Zimbabwe is in the throes of a six-year economic crisis marked by chronic shortages of foreign currency, fuel and food which analysts blame on mismanagement by President Robert Mugabe's government.
Analysts linked the latest bout of price increases to a slide in the Zimbabwe dollar, which tumbled 66 percent against the greenback after it was partially floated by the central bank two weeks ago.
The southern African nation is now a net importer, and prices of basic commodities increase weekly while wages lag and pensions and savings are eroded by inflation.
In the past week alone prices of basic commodities and rentals doubled, while companies passed on their mounting production costs to already struggling consumers.
Statistics from the Consumer Council of Zimbabwe body show that a low-income urban family of six needed Z$10 million Zimbabwe ($164.5) last month to cover basic costs, up from Z$6.9 million in September.
Analysts say the price increases will see workers, who have borne the brunt of the economic crisis, demanding higher wages, which would trigger another round of price rises and create an inflation spiral.
"I just woke up on Monday to find that prices have doubled just like that," Kenneth Manungo, a clerk at Harare insurance firm who was queuing to buy bread at a local chain store said.
"I don't know whether our employers know how much we are suffering. Sometimes you wonder is it not better to stay home, the money is too little," he told Reuters.
The government has branded inflation its number one enemy.
It stood at an annual 359.8 percent in September and analysts believe it will end the year above 400 percent - well beyond central bank forecasts for it to reach between 280 and 300 percent by December.
PROSPECTS BLEAK: The worsening economic environment threatens central bank measures to put the once prosperous economy on an elusive recovery path, analysts said.
"The picture is very bleak, for the next coming months the economic situation will only get worse before it gets better," said leading economist Eric Bloch.
"I am very pessimistic of any recovery in the short term and this means more suffering for the majority."
The International Monetary Fund (IMF) says Zimbabwe's economy, which has contracted by a third since 1999, was rapidly reaching a point where it would never recover to previous levels even if policy action was taken.
Production and exports in the key agriculture sector have continued to slump, resulting in persistent food shortages since 2001, which critics blame on the government's seizures of land from white farmers to redistribute among blacks.
Farmers say the country predict another poor season foir agriculture due to shortages of inputs like fertiliser, seed and fuel while a senior government official said on Monday some black farmers had failed to fully utilise the land.

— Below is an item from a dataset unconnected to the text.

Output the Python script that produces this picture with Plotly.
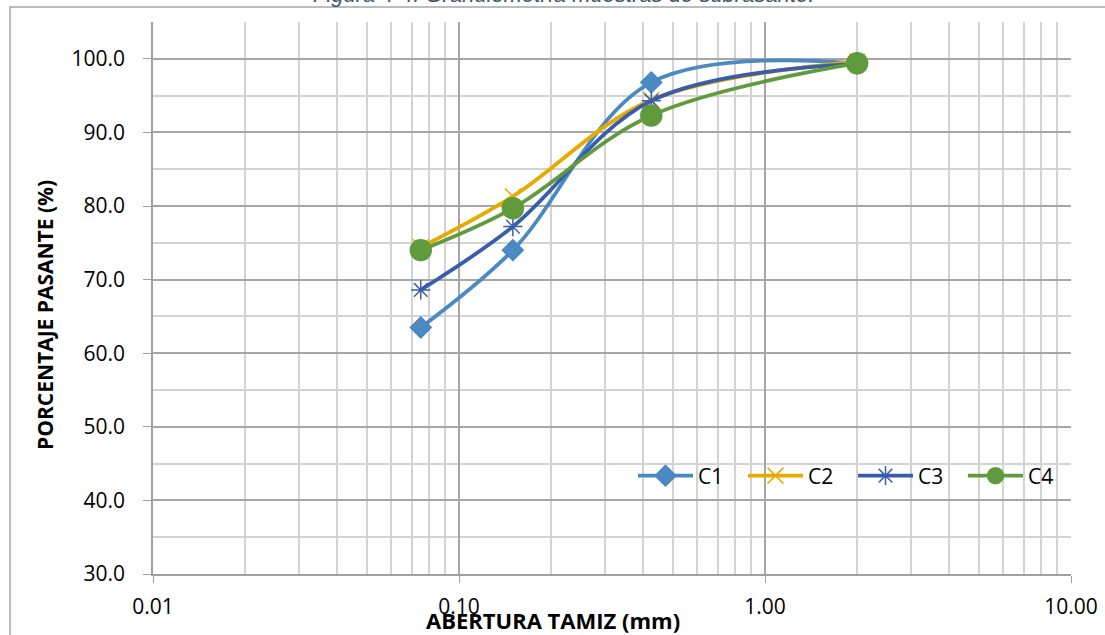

Bloch said even with enough rains, Zimbabwe would have to import more food next year as farmers are ill-prepared for the 2005/6 agriculture season.
The government has said it will import 1.8 million tonnes of maize to take the country through to March 2006.
The drop in agricultural output, coupled with foreign exchange shortages and inflation have seen industrial output shrink, with most firms operating below 30 percent capacity and some forced to lay off workers.
Analysts said the government should rein in expenditure, and stop subsiding loss-making parastatals. The government's domestic debt swelled to Z$13.2 trillion as of October 7, 2005 up from Z$3.3 trillion at the start of the year.
"As long as we have a high budget deficit, money supply will continue to increase, which is highly inflationary. We will not win the inflation war," Charles Halimana, a research fellow at the Institute of Development Studies said.
Halimana said the government should engage the international community for crucial balance of payment support to Harare, which has not received donor funds since 1999 because of sharp policy differences.